First, the grid should be held closer than 40 cm from the sensor. It must be fully visible in both images and the cameras should look perpendicularly onto the grid. A green outline that stays in the image indicates the images’ acceptance.
Next, the grid should be held at least 1 m from the cameras. The small cross in the middle of the images should be inside of the grid and the cameras must look perpendicularly onto the grid. A green outline that stays in the image indicates the images’ acceptance.
If the check marks on the calibration grid all vanish, then either the camera does not look perpendicularly onto the grid, the green cross in the middle of the images is not inside the grid, or the grid is too far away from the camera.
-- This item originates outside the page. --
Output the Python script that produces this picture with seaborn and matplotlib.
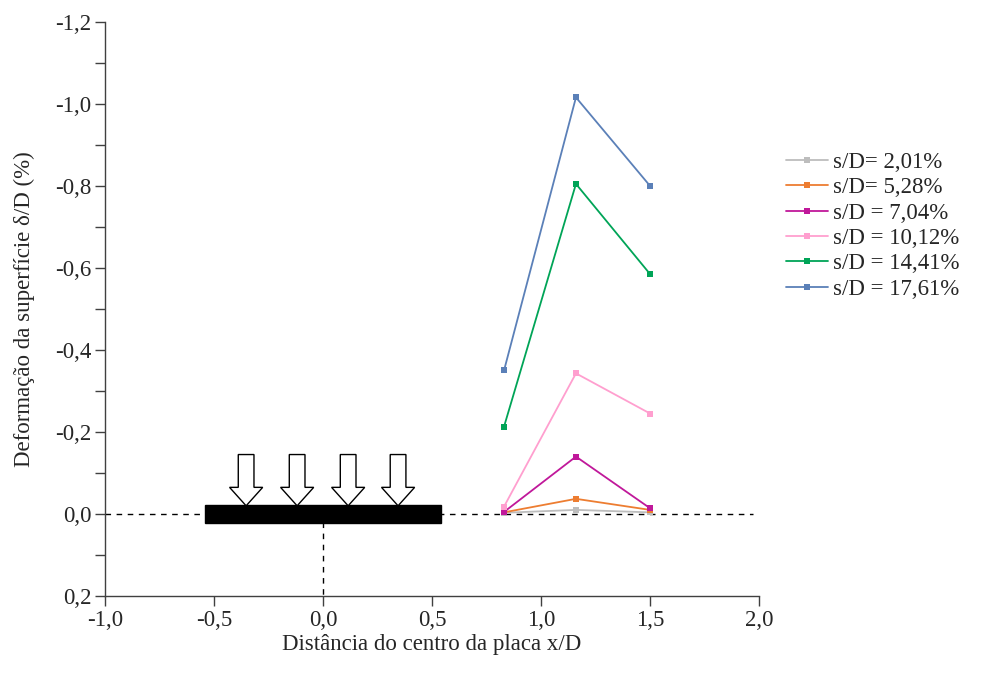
import matplotlib
matplotlib.use("Agg")
import matplotlib.pyplot as plt
import matplotlib.ticker as mticker
from matplotlib.patches import Rectangle, FancyArrow
import numpy as np
import pandas as pd
import seaborn as sns

# Distance from plate centre (x/D) of the three surface gauges
x_pos = [0.83, 1.16, 1.5]

series_labels = ["s/D= 2,01%", "s/D= 5,28%", "s/D = 7,04%",
                 "s/D = 10,12%", "s/D = 14,41%", "s/D = 17,61%"]
sd_201 = [-0.003, -0.010, -0.004]
sd_528 = [-0.004, -0.037, -0.010]
sd_704 = [-0.005, -0.140, -0.014]
sd_1012 = [-0.018, -0.343, -0.245]
sd_1441 = [-0.213, -0.805, -0.585]
sd_1761 = [-0.350, -1.016, -0.800]

colors = ["#BDBDBD", "#ED7D31", "#C0189A", "#FF9FCF", "#00A457", "#5B80B8"]

x_ticks = [-1.0, -0.5, 0.0, 0.5, 1.0, 1.5, 2.0]
y_ticks = [-1.2, -1.0, -0.8, -0.6, -0.4, -0.2, 0.0, 0.2]

# Loaded plate and load arrows
plate_half_width = 0.54
arrow_x = [-0.353, -0.119, 0.115, 0.344]

rows = []
for lab, vals in zip(series_labels, [sd_201, sd_528, sd_704, sd_1012, sd_1441, sd_1761]):
    for xv, yv in zip(x_pos, vals):
        rows.append({"x": xv, "y": yv, "serie": lab})
df = pd.DataFrame(rows)

sns.set_style("white")
plt.rcParams["font.family"] = ["Liberation Serif", "DejaVu Serif"]
plt.rcParams["axes.unicode_minus"] = False

FS = 16.5

fig = plt.figure(figsize=(9.82, 6.73), dpi=100)
ax = fig.add_axes([0.107, 0.1144, 0.666, 0.853])

for lab, col in zip(series_labels, colors):
    sub = df[df["serie"] == lab]
    sns.lineplot(data=sub, x="x", y="y", ax=ax, color=col, marker="s",
                 markersize=5, markeredgewidth=0, linewidth=1.3, label=lab,
                 sort=False)

# Reference lines
ax.plot([-1.0, 1.97], [0, 0], color="black", linestyle=(0, (4, 4)), linewidth=1, zorder=1)
ax.plot([0, 0], [0.02, 0.2], color="black", linestyle=(0, (4, 4)), linewidth=1, zorder=1)

# Plate
ax.add_patch(Rectangle((-plate_half_width, -0.022), 2 * plate_half_width, 0.043,
                       facecolor="black", edgecolor="black", zorder=3))
# Load arrows
for ax_x in arrow_x:
    ax.add_patch(FancyArrow(ax_x, -0.145, 0, 0.125, width=0.072,
                            head_width=0.152, head_length=0.045,
                            length_includes_head=True, facecolor="white",
                            edgecolor="black", linewidth=1, zorder=4))

ax.set_xlim(-1.0, 2.0)
ax.set_ylim(0.2, -1.2)
ax.set_xticks(x_ticks)
ax.set_yticks(y_ticks)
ax.yaxis.set_minor_locator(mticker.MultipleLocator(0.1))
fmt = mticker.FuncFormatter(lambda v, p: f"{v:.1f}".replace(".", ",").replace("-0,0", "0,0"))
ax.xaxis.set_major_formatter(fmt)
ax.yaxis.set_major_formatter(fmt)

for s in ["top", "right"]:
    ax.spines[s].set_visible(False)
for s in ["left", "bottom"]:
    ax.spines[s].set_color("#404040")
    ax.spines[s].set_linewidth(1)

ax.tick_params(axis="both", which="major", direction="out", length=7, width=1,
               color="#404040", labelsize=FS, left=True, bottom=True, pad=3)
ax.tick_params(axis="y", which="minor", direction="out", length=7, width=1,
               color="#404040", left=True)

ax.set_xlabel("Distância do centro da placa x/D", fontsize=FS, labelpad=2)
ax.set_ylabel("Deformação da superfície δ/D (%)", fontsize=FS, labelpad=14)

leg = ax.legend(loc="upper left", bbox_to_anchor=(0.791, 0.788),
                bbox_transform=fig.transFigure, frameon=False, fontsize=FS,
                handlelength=1.85, handletextpad=0.2, labelspacing=0.19,
                borderaxespad=0)

fig.savefig("out.png", dpi=100, facecolor="white")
Step 4: Storing the calibration result¶
Clicking the Compute Calibration button finishes the process and displays the final result. The presented result is the mean reprojection error of all calibration points. It is given in pixels and typically has a value around 0.3.
The given result is the minimum error left after calibration. The real error is definitely not less than this, but could in theory be larger. This is true for every camera-calibration algorithm and the reason why we enforce holding the grid in very specific poses. Doing so ensures that the real calibration error cannot significantly exceed the reported error.
Pressing Save Calibration applies the calibration and saves it to the sensor.
If a hand-eye calibration was stored on the rc_visard before camera calibration, the hand-eye calibration values could have become invalid. Please repeat the hand-eye calibration procedure.
The component is called
rc_stereocalib in the REST-API.
The camera calibration component’s available parameters and status values are for internal use only and may change in the future without further notice. Calibration should only be performed through the Web GUI as described above.
The camera calibration component’s available service calls are for internal use only and may change in the future without further notice. Calibration should only be performed through the Web GUI as described above.